Dataset records:
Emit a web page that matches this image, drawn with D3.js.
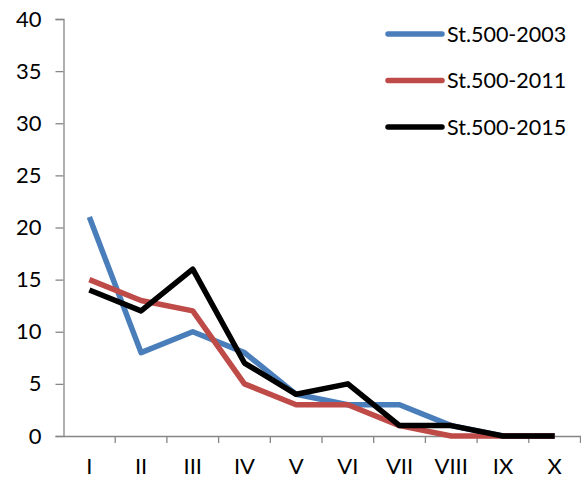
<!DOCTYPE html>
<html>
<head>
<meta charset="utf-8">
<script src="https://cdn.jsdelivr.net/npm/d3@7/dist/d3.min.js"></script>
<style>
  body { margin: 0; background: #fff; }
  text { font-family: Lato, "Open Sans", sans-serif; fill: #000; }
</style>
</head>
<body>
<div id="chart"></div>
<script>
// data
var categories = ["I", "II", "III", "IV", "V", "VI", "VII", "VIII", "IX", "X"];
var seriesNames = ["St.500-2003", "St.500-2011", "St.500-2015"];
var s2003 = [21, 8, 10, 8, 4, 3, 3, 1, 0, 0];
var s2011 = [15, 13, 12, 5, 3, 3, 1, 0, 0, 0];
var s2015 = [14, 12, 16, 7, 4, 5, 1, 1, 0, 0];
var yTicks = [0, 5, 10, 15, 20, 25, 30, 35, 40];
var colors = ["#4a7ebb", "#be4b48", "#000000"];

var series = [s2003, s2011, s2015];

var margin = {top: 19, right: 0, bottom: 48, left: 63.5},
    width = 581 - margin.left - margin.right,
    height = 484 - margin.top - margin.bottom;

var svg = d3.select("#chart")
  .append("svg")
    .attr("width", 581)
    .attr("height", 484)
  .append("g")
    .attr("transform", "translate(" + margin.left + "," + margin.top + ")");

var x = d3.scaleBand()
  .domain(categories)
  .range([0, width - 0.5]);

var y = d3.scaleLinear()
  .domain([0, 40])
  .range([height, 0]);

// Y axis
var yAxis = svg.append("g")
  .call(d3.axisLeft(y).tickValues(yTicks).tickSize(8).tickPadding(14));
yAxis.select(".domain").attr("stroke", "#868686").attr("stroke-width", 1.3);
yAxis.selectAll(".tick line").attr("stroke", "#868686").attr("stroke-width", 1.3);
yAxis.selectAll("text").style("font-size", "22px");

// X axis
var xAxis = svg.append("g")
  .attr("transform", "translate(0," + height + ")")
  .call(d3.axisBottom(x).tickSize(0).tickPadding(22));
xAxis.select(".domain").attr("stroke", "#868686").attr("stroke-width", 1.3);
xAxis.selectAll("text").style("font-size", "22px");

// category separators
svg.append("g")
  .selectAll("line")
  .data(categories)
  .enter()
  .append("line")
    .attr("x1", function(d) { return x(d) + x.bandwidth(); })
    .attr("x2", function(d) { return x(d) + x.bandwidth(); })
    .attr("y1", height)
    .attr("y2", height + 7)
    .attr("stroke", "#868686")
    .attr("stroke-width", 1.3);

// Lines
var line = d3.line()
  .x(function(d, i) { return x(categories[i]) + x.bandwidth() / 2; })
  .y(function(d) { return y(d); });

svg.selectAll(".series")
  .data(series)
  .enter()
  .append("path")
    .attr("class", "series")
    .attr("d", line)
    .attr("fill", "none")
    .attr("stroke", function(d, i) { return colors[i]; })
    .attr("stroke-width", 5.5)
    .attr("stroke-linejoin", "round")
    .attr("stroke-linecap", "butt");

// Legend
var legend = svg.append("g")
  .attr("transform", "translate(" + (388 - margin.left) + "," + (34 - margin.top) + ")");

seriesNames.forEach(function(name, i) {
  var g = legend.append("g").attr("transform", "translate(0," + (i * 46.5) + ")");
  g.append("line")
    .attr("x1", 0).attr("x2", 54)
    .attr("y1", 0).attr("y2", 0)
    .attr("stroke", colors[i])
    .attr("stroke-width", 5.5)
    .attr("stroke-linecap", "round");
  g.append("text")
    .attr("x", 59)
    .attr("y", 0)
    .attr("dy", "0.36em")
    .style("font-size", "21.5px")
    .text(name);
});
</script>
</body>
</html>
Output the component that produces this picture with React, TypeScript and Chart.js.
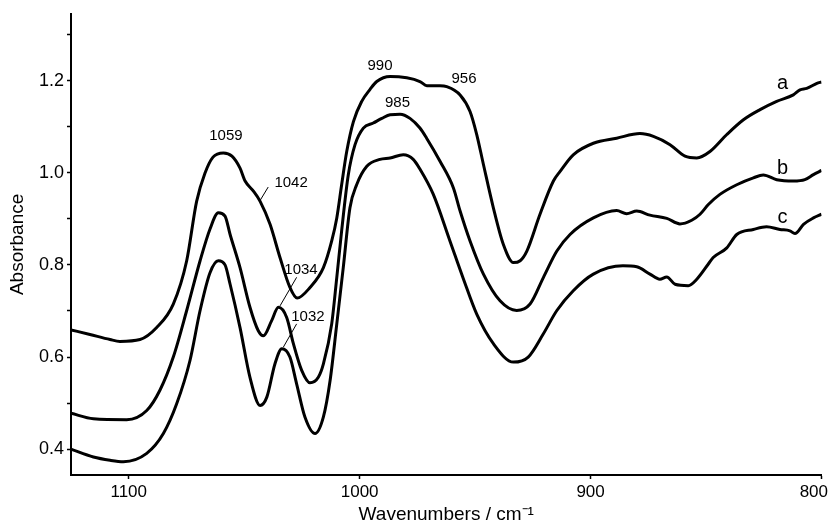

Required task:
Leave out the pictures and restate everything else word for word.

The answer:
Emit a web page that matches this image, drawn with D3.js.
<!DOCTYPE html>
<html>
<head>
<meta charset="utf-8">
<script src="https://cdn.jsdelivr.net/npm/d3@7/dist/d3.min.js"></script>
<style>
  body { margin: 0; background: #fff; }
  text { font-family: Lato, "Open Sans", sans-serif; fill: #000; }
</style>
</head>
<body>
<div id="chart"></div>
<script>
// data
var categories = ["I", "II", "III", "IV", "V", "VI", "VII", "VIII", "IX", "X"];
var seriesNames = ["St.500-2003", "St.500-2011", "St.500-2015"];
var s2003 = [21, 8, 10, 8, 4, 3, 3, 1, 0, 0];
var s2011 = [15, 13, 12, 5, 3, 3, 1, 0, 0, 0];
var s2015 = [14, 12, 16, 7, 4, 5, 1, 1, 0, 0];
var yTicks = [0, 5, 10, 15, 20, 25, 30, 35, 40];
var colors = ["#4a7ebb", "#be4b48", "#000000"];

var series = [s2003, s2011, s2015];

var margin = {top: 19, right: 0, bottom: 48, left: 63.5},
    width = 581 - margin.left - margin.right,
    height = 484 - margin.top - margin.bottom;

var svg = d3.select("#chart")
  .append("svg")
    .attr("width", 581)
    .attr("height", 484)
  .append("g")
    .attr("transform", "translate(" + margin.left + "," + margin.top + ")");

var x = d3.scaleBand()
  .domain(categories)
  .range([0, width - 0.5]);

var y = d3.scaleLinear()
  .domain([0, 40])
  .range([height, 0]);

// Y axis
var yAxis = svg.append("g")
  .call(d3.axisLeft(y).tickValues(yTicks).tickSize(8).tickPadding(14));
yAxis.select(".domain").attr("stroke", "#868686").attr("stroke-width", 1.3);
yAxis.selectAll(".tick line").attr("stroke", "#868686").attr("stroke-width", 1.3);
yAxis.selectAll("text").style("font-size", "22px");

// X axis
var xAxis = svg.append("g")
  .attr("transform", "translate(0," + height + ")")
  .call(d3.axisBottom(x).tickSize(0).tickPadding(22));
xAxis.select(".domain").attr("stroke", "#868686").attr("stroke-width", 1.3);
xAxis.selectAll("text").style("font-size", "22px");

// category separators
svg.append("g")
  .selectAll("line")
  .data(categories)
  .enter()
  .append("line")
    .attr("x1", function(d) { return x(d) + x.bandwidth(); })
    .attr("x2", function(d) { return x(d) + x.bandwidth(); })
    .attr("y1", height)
    .attr("y2", height + 7)
    .attr("stroke", "#868686")
    .attr("stroke-width", 1.3);

// Lines
var line = d3.line()
  .x(function(d, i) { return x(categories[i]) + x.bandwidth() / 2; })
  .y(function(d) { return y(d); });

svg.selectAll(".series")
  .data(series)
  .enter()
  .append("path")
    .attr("class", "series")
    .attr("d", line)
    .attr("fill", "none")
    .attr("stroke", function(d, i) { return colors[i]; })
    .attr("stroke-width", 5.5)
    .attr("stroke-linejoin", "round")
    .attr("stroke-linecap", "butt");

// Legend
var legend = svg.append("g")
  .attr("transform", "translate(" + (388 - margin.left) + "," + (34 - margin.top) + ")");

seriesNames.forEach(function(name, i) {
  var g = legend.append("g").attr("transform", "translate(0," + (i * 46.5) + ")");
  g.append("line")
    .attr("x1", 0).attr("x2", 54)
    .attr("y1", 0).attr("y2", 0)
    .attr("stroke", colors[i])
    .attr("stroke-width", 5.5)
    .attr("stroke-linecap", "round");
  g.append("text")
    .attr("x", 59)
    .attr("y", 0)
    .attr("dy", "0.36em")
    .style("font-size", "21.5px")
    .text(name);
});
</script>
</body>
</html>
Output the component that produces this picture with React, TypeScript and Chart.js.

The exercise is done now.